My nature/documentary photographs of salt marshes have been featured in two group shows in Montreal, one with the Montreal Biosphere's outdoor exhibit Landscapes and Omens in 2016. In spring 2025, my image Peony in the Hand was selected for Apex, the group exhibit organized by SPAO: Photographic Arts Centre in Ottawa. At the completion of my PhD, I began attending summer workshops at Maine Media College, learning from environmental photographer Gary Braasch and photojournalist Thatcher Cook. However, there was an itch in my fingers. I missed the tactility of printmaking. It was at Maine Media that I discovered the range of alternative contact printing processes. I spent several summer workshops learning alternative processes with Brenton Hamilton, which led to my love settling on tri-colour gum bichromate. In my practice of fine art and documentary photography, I work with both digital and film and do other alt contact processes, such as cyanotype, salt, and platinum/palladium.  
     
You will find my written published works under Lisa Szabo-Jones or Lisa Szabo. I've posted on my website two feature publications of my photography and writing.


Practicing regard

He said to us, 'Let yourself be surprised'

I photograph primarily the natural world, though human actions and human made worlds equally fascinate me. Usually, my fascination for the latter emerges from observing how humans push the more-than-human world to the edges, and in doing so unwittingly push themselves to the edges of their own survival. These edges tend to be both sharp and blurred. So, in my work I seek to capture not so much the ironies and tragedies of environmental neglect but more so an affinity with the planet's beauty that questions the human propensity for neglect. This affinity surfaces as an ache mixed of grief, deep love, and gratitude. The ache though is not one of hopelessness. That is too easy a path to follow. I channel the feeling into an actionable hope that thrives in uncertainty. Beauty of the natural world holds power: power to arrest, to pause, to surprise, to make wonder, and to inspire change. 


I spend much time walking (and crouching) in rural and wilderness areas, but it is within the cities and suburbs that I observe and am reminded how humans encroach on the natural world, not the other way around. So, I spend time wandering, wondering, and photographing these places, bearing witness to those more-than-human stories, as well, which overflow over, under, through the edges, that settle in and hold their ground. These more-than-humans, if we notice, often stare back at us, stare us down, greet us, ignore us. 

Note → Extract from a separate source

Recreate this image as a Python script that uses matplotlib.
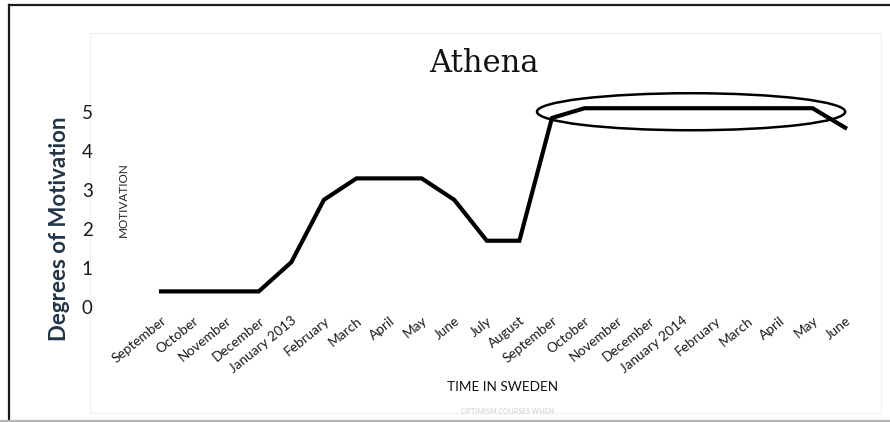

I do not suggest in seeking beauty we turn away from the ugliness we have created. I suggest that there is a responsibility in that looking, and a responsibility to not neglect the beauty that is counterpart. As there is power in beauty, there is power in our slowing down, pausing, and attending. The camera holds a lens between myself and the world, yes, but I have to look and see first before I click.